Magic Mike 6XL: The safari annoyance
Michael D. Davis.
In the last couple of weeks, I have been driven to the brink of insanity, then slowly backed away from the precipice of that nutty abyss. All because of my Father, that old S.O.B.
Ya see, my Father retired a few years back. At first, it was awful, for the rest of us anyway, but then his friend retired too. With his buddy retired as well, the two of them could entertain each other, doin’ whatever it is they do. Tinkerin’ with this tractor, mowin’ that yard, shootin’ that squirrel, buyin’ this old hunk of junk because it could be made into a different kind of hunk of junk. I honestly don’t really know what they do; I just know they ain’t botherin’ me.
But then, two weeks ago, his buddy went on safari. Yeah, safari, apparently my dad’s friend thinks he’s Colonel Mustard or somethin’. So he goes off to kill Pumba, and my rather is left with nothin’ to do except annoy.
I could say my Father havin’ nothin’ to do for two weeks was hard on us all, but let me be honest, It was a true horror, simply the worst for me. I’ll get some argument on that for sure from the other two, but my statement is backed up by one simple fact, I’m always home.
Ma and my sister escape the old man by goin’ off to work. Me, I go to a meeting for an hour, then I’m back, I go grab some lunch, then I’m back. My Father greeted me every time at the door like a puppy whose owner was bringin’ home a new bone to chew on. He always said the same things, “Where ya been?” “I know you’re up to somethin’?” And if I was carryin’ anything, and I mean anything at all, he’d say, “Ya get me one?” I could’ve walked in holdin’ a severed head, and he’d say, “Ya get me one?”
When my Father and his friend are out, I don’t know, changin’ spark plugs, my Father couldn’t care less how I’m doin’, where I’m doin’, or if I’m doin’. But when he’s home and bored, about every ten minutes, he pokes his head in the door to ask what I’m doin’.
After about a half a dozen times of this, where my answer is usually the same, he’ll just walk into the room, not say a word, stand right in front of the TV, and just watch whatever I have on. After a couple minutes, he’ll just walk right out again. I’ve dubbed this parlor trick the haunting because it’s like livin’ with the world’s most annoying poltergeist. The poltergeist won’t throw a piano or leave a dead body in your kitchen, but when you’re in the middle of watchin’ a British game show, he’ll come in, watch for a few minutes, then float back out.

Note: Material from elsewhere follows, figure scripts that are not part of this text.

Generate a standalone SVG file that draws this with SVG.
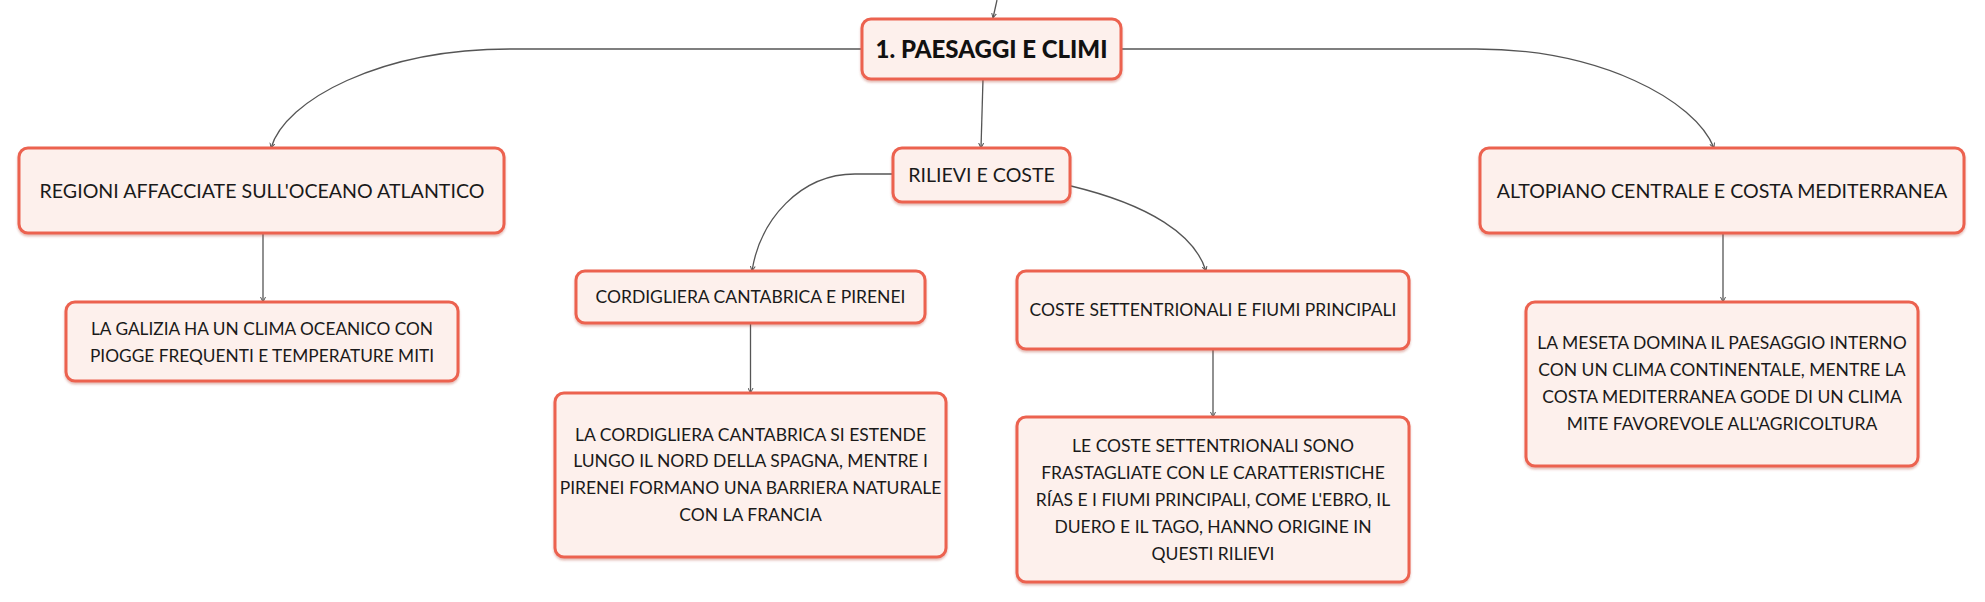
<svg xmlns="http://www.w3.org/2000/svg" width="1985" height="602" viewBox="0 0 1985 602">
<defs>
<marker id="arr" markerWidth="6" markerHeight="6" refX="5" refY="3" orient="auto" markerUnits="userSpaceOnUse">
<path d="M0,0.5 L5,3 L0,5.5" fill="none" stroke="#555" stroke-width="1"/>
</marker>
<filter id="sh" x="-5%" y="-10%" width="110%" height="130%">
<feDropShadow dx="0" dy="2" stdDeviation="1.2" flood-color="#b04030" flood-opacity="0.35"/>
</filter>
</defs>
<style>
.box{fill:#FDF0EC;stroke:#EC6250;stroke-width:3;filter:url(#sh)}
.t{font-family:Lato,"Liberation Sans",sans-serif;font-size:17.5px;fill:#1a1a1a;text-anchor:middle}
.tl{font-family:Lato,"Liberation Sans",sans-serif;font-size:19.6px;fill:#1a1a1a;text-anchor:middle}
.ts{font-family:Lato,"Liberation Sans",sans-serif;font-size:17.3px;fill:#1a1a1a;text-anchor:middle}
.tb{font-family:Lato,"Liberation Sans",sans-serif;font-size:24px;font-weight:900;fill:#111;text-anchor:middle}
.c{fill:none;stroke:#555;stroke-width:1.3;marker-end:url(#arr)}
</style>
<rect width="1985" height="602" fill="#fff"/>
<g id="connectors">
<path class="c" d="M997,0 L993,18"/>
<path class="c" d="M862,49 H510 C380,49 285,100 271,148"/>
<path class="c" d="M1121,49 H1476 C1600,49 1695,100 1714,148"/>
<path class="c" d="M983,79 L981,148"/>
<path class="c" d="M893,174 H855 C800,174 760,220 752,271"/>
<path class="c" d="M1071,186 C1150,205 1195,235 1206,271"/>
<path class="c" d="M263,233 V302"/>
<path class="c" d="M750.5,323 V393"/>
<path class="c" d="M1213,349 V417"/>
<path class="c" d="M1723,233 V302"/>
</g>
<g id="main">
<rect class="box" x="862" y="19" width="259" height="60" rx="9"/>
<text class="tb" x="991.5" y="57.5">1. PAESAGGI E CLIMI</text>
</g>
<g id="regioni">
<rect class="box" x="19" y="148" width="485" height="85" rx="9"/>
<text class="tl" x="262" y="198">REGIONI AFFACCIATE SULL'OCEANO ATLANTICO</text>
</g>
<g id="rilievi">
<rect class="box" x="893" y="148" width="177" height="54" rx="9"/>
<text class="tl" x="981.5" y="182">RILIEVI E COSTE</text>
</g>
<g id="altopiano">
<rect class="box" x="1480" y="148" width="484" height="85" rx="9"/>
<text class="tl" x="1722" y="198">ALTOPIANO CENTRALE E COSTA MEDITERRANEA</text>
</g>
<g id="cordigliera">
<rect class="box" x="576" y="271" width="349" height="52" rx="9"/>
<text class="t" x="750.5" y="303">CORDIGLIERA CANTABRICA E PIRENEI</text>
</g>
<g id="coste">
<rect class="box" x="1017" y="271" width="392" height="78" rx="9"/>
<text class="t" x="1213" y="316">COSTE SETTENTRIONALI E FIUMI PRINCIPALI</text>
</g>
<g id="galizia">
<rect class="box" x="66" y="302" width="392" height="79" rx="9"/>
<text class="ts" x="262" y="334.5">LA GALIZIA HA UN CLIMA OCEANICO CON</text>
<text class="ts" x="262" y="361.5">PIOGGE FREQUENTI E TEMPERATURE MITI</text>
</g>
<g id="cordigliera-desc">
<rect class="box" x="555" y="393" width="391" height="164" rx="9"/>
<text class="t" x="750.5" y="440.5">LA CORDIGLIERA CANTABRICA SI ESTENDE</text>
<text class="t" x="750.5" y="467.3">LUNGO IL NORD DELLA SPAGNA, MENTRE I</text>
<text class="t" x="750.5" y="494">PIRENEI FORMANO UNA BARRIERA NATURALE</text>
<text class="t" x="750.5" y="520.7">CON LA FRANCIA</text>
</g>
<g id="coste-desc">
<rect class="box" x="1017" y="417" width="392" height="165" rx="9"/>
<text class="t" x="1213" y="452">LE COSTE SETTENTRIONALI SONO</text>
<text class="t" x="1213" y="479">FRASTAGLIATE CON LE CARATTERISTICHE</text>
<text class="t" x="1213" y="506">RÍAS E I FIUMI PRINCIPALI, COME L'EBRO, IL</text>
<text class="t" x="1213" y="533">DUERO E IL TAGO, HANNO ORIGINE IN</text>
<text class="t" x="1213" y="560">QUESTI RILIEVI</text>
</g>
<g id="meseta">
<rect class="box" x="1526" y="302" width="392" height="164" rx="9"/>
<text class="t" x="1722" y="349">LA MESETA DOMINA IL PAESAGGIO INTERNO</text>
<text class="t" x="1722" y="375.7">CON UN CLIMA CONTINENTALE, MENTRE LA</text>
<text class="t" x="1722" y="402.7">COSTA MEDITERRANEA GODE DI UN CLIMA</text>
<text class="t" x="1722" y="429.5">MITE FAVOREVOLE ALL'AGRICOLTURA</text>
</g>
</svg>
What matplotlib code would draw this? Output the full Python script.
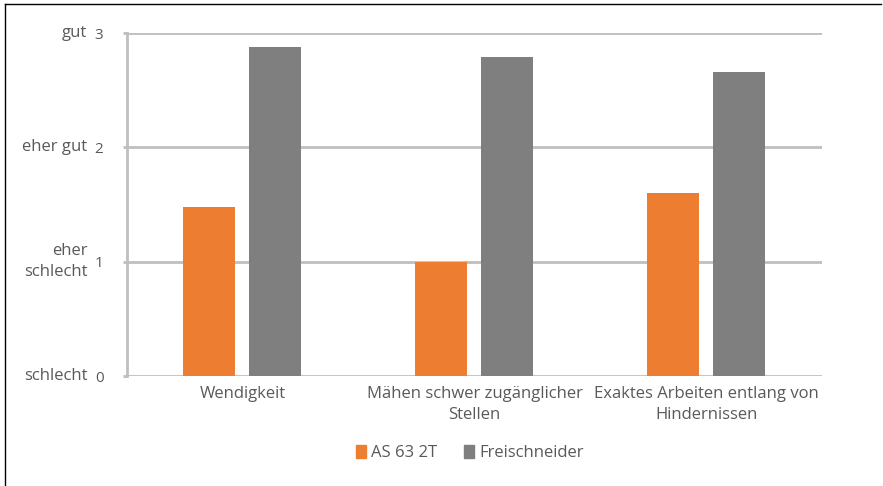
import matplotlib
matplotlib.use("Agg")
import matplotlib.pyplot as plt
from matplotlib.lines import Line2D
from matplotlib.patches import Patch
import numpy as np

plt.rcParams["font.family"] = ["Open Sans", "DejaVu Sans"]

TEXT = "#595959"
GRID = "#bfbfbf"
ORANGE = "#ed7d31"
GRAY = "#7f7f7f"

categories = ["Wendigkeit", "Mähen schwer zugänglicher\nStellen",
              "Exaktes Arbeiten entlang von\nHindernissen"]
as63 = [1.48, 1.0, 1.60]
freischneider = [2.88, 2.79, 2.66]
y_ticks = [0, 1, 2, 3]
y_words = ["schlecht", "eher\nschlecht", "eher gut", "gut"]
series_names = ["AS 63 2T", "Freischneider"]

fig = plt.figure(figsize=(8.83, 4.86), dpi=100)
W, H = 883, 486
ax = fig.add_axes([127 / W, 1 - 376 / H, (822 - 127) / W, (376 - 33) / H])

x = np.arange(len(categories))
width = 0.225
ax.bar(x - 0.145, as63, width, color=ORANGE, zorder=3)
ax.bar(x + 0.14, freischneider, width, color=GRAY, zorder=3)

ax.set_xlim(-0.5, 2.5)
ax.set_ylim(0, 3)
ax.set_yticks(y_ticks)
ax.yaxis.grid(True, color=GRID, linewidth=2, zorder=0)
ax.tick_params(axis="y", length=3, color=GRID, width=2, labelsize=11,
               labelcolor=TEXT, pad=14)
ax.set_yticklabels([str(t) for t in y_ticks])
ax.set_xticks(x)
ax.set_xticklabels(categories, fontsize=12, color=TEXT, linespacing=1.45)
ax.tick_params(axis="x", length=0, pad=7)
for s in ["top", "right", "bottom"]:
    ax.spines[s].set_visible(False)
ax.spines["left"].set_color(GRID)
ax.spines["left"].set_linewidth(2)

for t, w in zip(y_ticks, y_words):
    ax.text(-0.057, t, w, transform=ax.get_yaxis_transform(), ha="right",
            va="center", fontsize=12, color=TEXT, linespacing=1.4)

handles = [Patch(color=ORANGE), Patch(color=GRAY)]
fig.legend(handles, series_names, loc="center", bbox_to_anchor=(470 / W, 1 - 453 / H),
           ncol=2, frameon=False, fontsize=12, labelcolor=TEXT,
           handlelength=0.6, handleheight=0.8, handletextpad=0.3, columnspacing=1.6)

# frame lines at top and left
fig.add_artist(Line2D([5 / W, 881 / W], [1 - 4 / H, 1 - 4 / H], color="black", linewidth=1))
fig.add_artist(Line2D([5 / W, 5 / W], [0, 1 - 4 / H], color="black", linewidth=1))

fig.savefig("out.png", dpi=100, facecolor="white")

I believe he does this to me for fun because he can’t do it to my sister. Have you ever seen a lion attack a gazelle? If he were to ever walk into my sister’s room and just watch her TV for a few minutes, he’d be prayin’ to be a gazelle.
I tried to help fill his days here and there. One day I was goin’ out to run a few errands, stop at the library, pop in the bank, usual stuff. If I was alone, I wouldn’t have taken more than 20 minutes. But with the old man, it took almost two hours. From the way he talked people’s ears off, he must’ve been starved for conversation.
The worst of it happened a few days later, I once again had him along in the car. And I don’t know how it happened. Honestly, it was amazing how he went about it. Because ya see, at the beginning of the conversation, we were talkin’ about his driver’s license, then somehow, by the time we got across town, he was talkin’ about the JFK assassination.
I don’t see a route from one subject to the other, but the man magically made it happen. “Ya see,” he said, “not too many could make that shot with a bolt action rifle from that distance, and Oswald was..”
Colonel Mustard is back from his safari now, and the whole family is grateful. It’s back to how it should be. For example, the first time I saw my father today was at around three in the afternoon. I was sittin’ at the stoplight in the intersection down by Hardee’s, and I glance over. My Father and his friend had stopped along the road to talk to the surveyors that had been workin’ in the area. Two thoughts ran through my head. 1. I wonder if he’s steered the conversation towards JFK yet? And, 2. At least he ain’t annoying me.